The painted images dart from thought to thought, all linked by dashing black lines ‘…which echo the trajectory of a fly and the artists imaginative leaps of thought.’ (Amanda Croft in the catalogue introduction). The printed images are bouncing lines which jump along unpredict- ably over Blake’s verse, written in a well controlled hand.

Plenty of innovative thought here, combined with subtle, at times delicate imagery, particularly in the printed pieces.

Liz Baird

RTE Vanbrugh String Quartet

DOUGLAS SEALY

Irish Times

String Quartet No 11 in F minor, Op. 95 – Beethoven

The Still Dancers – Piers Halliwell

String Quartet No 14, Op. 105 – Dvorak

This concert on Sunday had a strongly visual aspect, for not only was Piers Halliwell’s piece accompanied by the projection of images on a screen, but the players were bathed in autumnal light, the listeners left in the shade.

The composer introduced the work, explained its title and how it had inspired Jean Duncan of the Royal Ulster Academy to produce a number of paintings and etchings. These images were arranged in sequence and matched to the music with hypnotic effect. They were not illustrative or narrative, but provided a parallel vision of abstract forms and visions.

In Stillness and Heat – Spain and Morocco

Irish Times

Scottish-born Jean Duncan’s In Stillness and Heat at the Guinness Gallery in Foxrock tackles landscape at another extreme. Her show is a kind of painter-printmaker’s diary of a visit to a village in Andalusia. This isn’t to say that it is an anecdotal account of her stay. Rather she uses the physical fabric and the atmosphere of the village as a theme on which to base a number of relaxed variations, from small, relatively naturalistic scenes to grid-like abstractions, via stylised vignettes. She is particularly good at capturing the sun-baked textures of the buildings and intensities of light and shade.

Aidan Dunne

Graphic Studio Gallery

Irish Times

BOTH these printmakers are Northern artists, and both are involved in the Seacourt Print Workshop in Bangor. Their styles and approaches, however, are very different, and each has been allotted a floor of the Graphic Studio Gallery to prove this. Their personalities, however, complement each other rather than clash head on.

Jean Duncan, on the ground floor, bears at times a surprising resemblance stylistically to the late and lamented Mary Farl Powers. She employs a kind of “ribbon” motif and has a strong calligraphic bias, elegant and flowing, but also, by contrast, sharp and angular at times. The colour is always clean and tasteful, and as you might expect, there is a polished, almost a virtuoso technique.

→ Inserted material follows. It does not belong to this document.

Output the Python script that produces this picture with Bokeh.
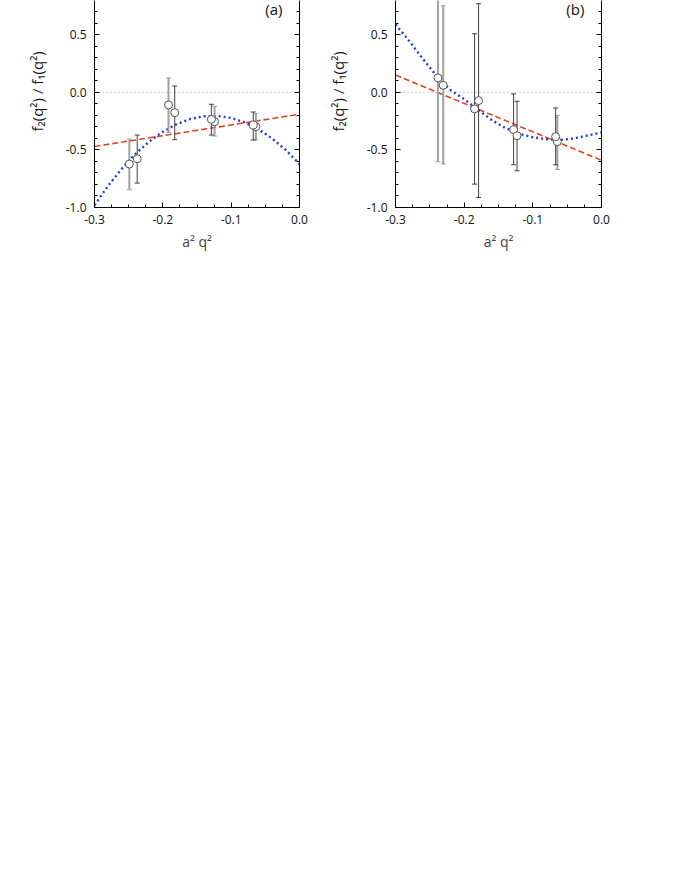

On the floor above, Margaret Arthur appears much less involved in the actual concerns of “quality” printmaking and more in reaching out into an extra, imaginative dimension. In fact, she is almost an Expressionist, and the titles indicate a strong literary interest but the prints themselves are not literary or illustrative. They have a strong landscape element and also employ figures in a dramatic or visionary way, almost to the point of surrealism in certain cases. It would be particularly interesting to see her work with or alongside a literary text, creating her own visual equivalent or parallel to it.